Dollar Cost Average (DCA) to Minimize Risk

Dollar-cost averaging (DCA) is touted as one of the more prudent investment strategies for investors by many, if not most financial professionals. Most conservative and some aggressive investors enjoy the concept as well. I guess you could consider DCA as one of the sacred cows of the investment world.

What Is Dollar Cost Averaging?

We define DCA as the act of buying a stock or asset with a fixed-dollar amount paid at fixed intervals. For instance, if you had $200,000 cash sitting around to invest, you could use DCA over a 10-month period and invest $20,000 a month into your holding. The main reason to use this strategy is to potentially lessen risk. Should you instead invest the full $200,000 on day one, and the market drops 20% soon after, you would already be in the hole by $40,000. Using a DCA strategy would hopefully mitigate any immediate losses. Note that there are studies that show that lump sum investing may actually be “better” in the long run, but that would be the case in a perpetually rising market.

Dollar Cost Average (DCA) to Minimize Risk

Beyond risk management, the concept of Dollar Cost Averaging offers a chance to get a lower, average purchase price over a period of time rather than a large, one-time purchase. But, what people fail to realize is that the market tends to go up more often than it goes down (shocking, right?). The longer you utilize Dollar Cost Averaging, the less likely your investment price will be lower. Let’s look, for example, at the short-term data for any month-to-month frequency between 1926 and August 2009. The stock market rose — rather than fell — from month to month about 62% of the time. If you were to look at 12-month data for that same time period, the stock market increased seventy-three out of one hundred times. You can see that over time, DCA doesn’t really work from a lower cost standpoint. Of course, the future may be different from the past… who knows?

My Take On Dollar Cost Averaging

My typical recommendation for DCA is not to try to achieve a lower average investment price (though that would be a nice benefit). Instead, investors should use Dollar Cost Averaging more as a risk mitigation tool. I have suggested DCA in the past for people with a large lump sum or those who are sitting on a large amount of cash. In those instances, a DCA approach may be better than one large deposit on any given day. Of course, keep in mind that this is for equities only.

You may want to achieve dollar cost averaging with investments you make in a brokerage account like Zecco. It helps when your broker gives you free stock trades when you open a new account.

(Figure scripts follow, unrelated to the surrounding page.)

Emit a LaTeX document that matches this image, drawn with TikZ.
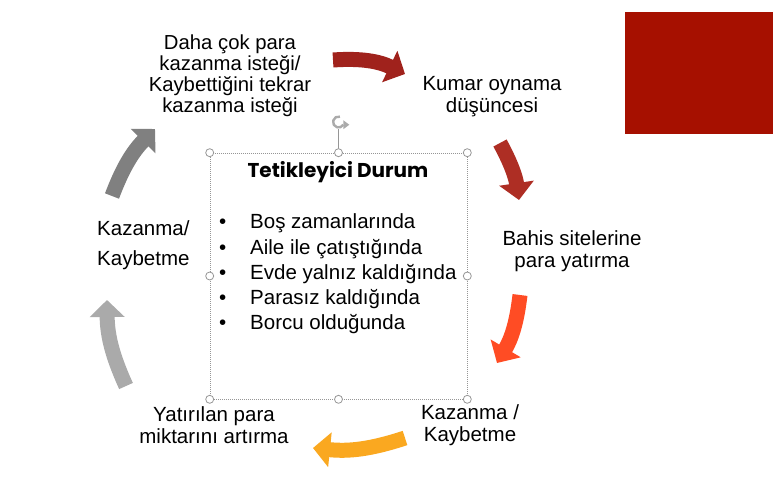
\documentclass[tikz,border=0pt]{standalone}
\usepackage{fontspec}
\setmainfont{Liberation Sans}
\newfontfamily\gothic{Poppins}
\usetikzlibrary{arrows.meta}
\definecolor{boxred}{RGB}{166,16,0}
\definecolor{wine}{RGB}{160,34,28}
\definecolor{rust}{RGB}{174,46,36}
\definecolor{flame}{RGB}{255,76,36}
\definecolor{amber}{RGB}{250,168,32}
\definecolor{ash}{RGB}{170,170,170}
\definecolor{smoke}{RGB}{128,128,128}
\definecolor{selgray}{RGB}{150,150,150}

\tikzset{
    stage/.style={font=\fontsize{20.5}{22}\selectfont, align=center, inner sep=0pt},
    item/.style={font=\fontsize{20.5}{25}\selectfont, anchor=base west, inner sep=0pt},
    flow/.style={line width=15pt, -{Triangle[width=34pt,length=17pt]}},
    handle/.style={circle, draw=selgray, fill=white, line width=0.8pt, minimum size=8pt, inner sep=0pt}
}

\begin{document}
\begin{tikzpicture}[line join=round,x=1pt,y=1pt]
    \useasboundingbox[fill=white] (0,0) rectangle (783,-478);
    \fill[boxred] (625,-12) rectangle (773,-134);

    % selection frame of the text box
    \node[draw=selgray, line width=0.6pt, dash pattern=on 1pt off 1pt, minimum width=257pt, minimum height=246pt, inner sep=0pt] (trigger) at (338.5,-276) {};
    \node[inner sep=0pt, minimum size=14pt] (rot) at (338.5,-122) {};
    \draw[selgray, line width=0.8pt] (trigger.north) -- (rot.south);
    \draw[selgray!80, line width=2.4pt] (rot.center) ++(75:5.5) arc[start angle=75, end angle=330, radius=5.5];
    \fill[selgray!80] (rot.center) ++(-30:5.5) ++(0,-4.5) -- ++(6,4.5) -- ++(-6,4.5) -- cycle;
    \foreach \a in {north west,north,north east,east,south east,south,south west,west}
        \node[handle] at (trigger.\a) {};

    % inside text
    \node[font=\gothic\bfseries\fontsize{20}{24}\selectfont, anchor=base, inner sep=0pt] (title) at (338,-178) {Tetikleyici Durum};
    \foreach \txt [count=\i] in {Boş zamanlarında,Aile ile çatıştığında,Evde yalnız kaldığında,Parasız kaldığında,Borcu olduğunda}
        \node[item] (b\i) at (219,-229-25*\i+25) {\makebox[31pt][l]{\textbullet}\txt};

    % cycle steps
    \node[stage, font=\fontsize{20.3}{21}\selectfont] (desire) at (230,-76) {Daha çok para\\kazanma isteği/\\Kaybettiğini tekrar\\kazanma isteği};
    \node[stage] (think) at (492,-97) {Kumar oynama\\düşüncesi};
    \node[stage] (bet) at (572,-251) {Bahis sitelerine\\para yatırma};
    \node[stage] (win) at (470,-425) {Kazanma /\\Kaybetme};
    \node[stage] (raise) at (214,-425) {Yatırılan para\\miktarını artırma};
    \node[stage, font=\fontsize{20.5}{30}\selectfont, align=left, anchor=west] (result) at (97,-245) {Kazanma/\\Kaybetme};

    % arrows between the steps
    \coordinate (a1s) at (333,-60);  \coordinate (a1e) at (405,-74);
    \coordinate (a2s) at (500,-143); \coordinate (a2e) at (519,-200);
    \coordinate (a3s) at (520,-295); \coordinate (a3e) at (497,-363);
    \coordinate (a4s) at (405,-438); \coordinate (a4e) at (313,-448);
    \coordinate (a5s) at (126,-386); \coordinate (a5e) at (107,-300);
    \coordinate (a6s) at (112,-196); \coordinate (a6e) at (155,-129);
    \draw[flow, wine] (a1s) to[bend left=15] (a1e);
    \draw[flow, rust] (a2s) to[bend left=10] (a2e);
    \draw[flow, flame] (a3s) to[bend left=12] (a3e);
    \draw[flow, amber] (a4s) to[bend left=12] (a4e);
    \draw[flow, ash] (a5s) to[bend left=12] (a5e);
    \draw[flow, smoke] (a6s) to[bend left=12] (a6e);
\end{tikzpicture}
\end{document}
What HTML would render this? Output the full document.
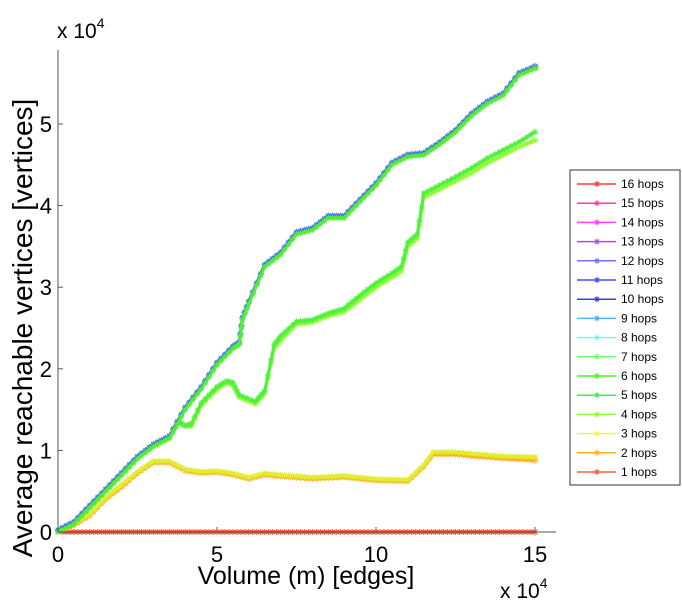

For example, I had a client who had $250,000 to invest with another $100,000 on the way. Based on the recommended, target portfolio, she was going to have about 80% equity exposure and 20% bond exposure. Not knowing how to invest the money, she eventually decided to utilize a DCA strategy. She made an initial investment into the stock portfolio and then the rest throughout the course of the following year. “But, why not the bonds?” you might ask. She invested the bond portion of her portfolio all at one time. Why? Well, first the downside potential and risk of a significant drop in bond prices is much less than with equities. Second, the whole purpose of bonds (other than income potential) is really to offset equity risk by acting as a hedge against stock market volatility. So, why wait? My contention is that you should not wait on the bond side and only consider DCA for the stock side.

Dollar Cost Averaging: Concept vs. Application

As mentioned, rarely will dollar cost averaging achieve a lower, overall pricing strategy, but it does have moderate risk-management potential. Further analysis leads me to believe that a DCA strategy just might be better in concept than in application. My scrutiny leads me to believe that for the conservative investor, we are not necessarily mitigating risk, but instead just delaying that risk until a later period. For the risk-averse investors who are wary of the market, we are simply delaying the time until they are fully invested in the market. For those more aggressive investors who are comfortable with stock market risk and volatility, we are providing them a delay that presents opportunity costs (the chance of missing out on market gains) for only a moderate, downside protection benefit. Since we do not know if or when the markets will correct or drop, Dollar Cost Averaging becomes similar to a market timing strategy. In essence, by not going “all in,” aren’t we implying we know what the market direction might be? And since the market goes up more often than down, it seems that DCA is just a waste of time based on the mere chance that the market will go down.

The Bottom Line

All in all, I am not convinced that DCA does what we (yes, me included) profess to be prudent investing. Perhaps there are some benefits for investors who are very risk-averse, but need a realized rate of return higher than their risk tolerance allows. In that case, easing into the market may help from an investor psychology perspective. But, for those simply trying to get a better overall purchase price or hedge against a large drop in the market, the strategy is probably misguided and overrated. As always, it really just comes down to your choice and comfort level.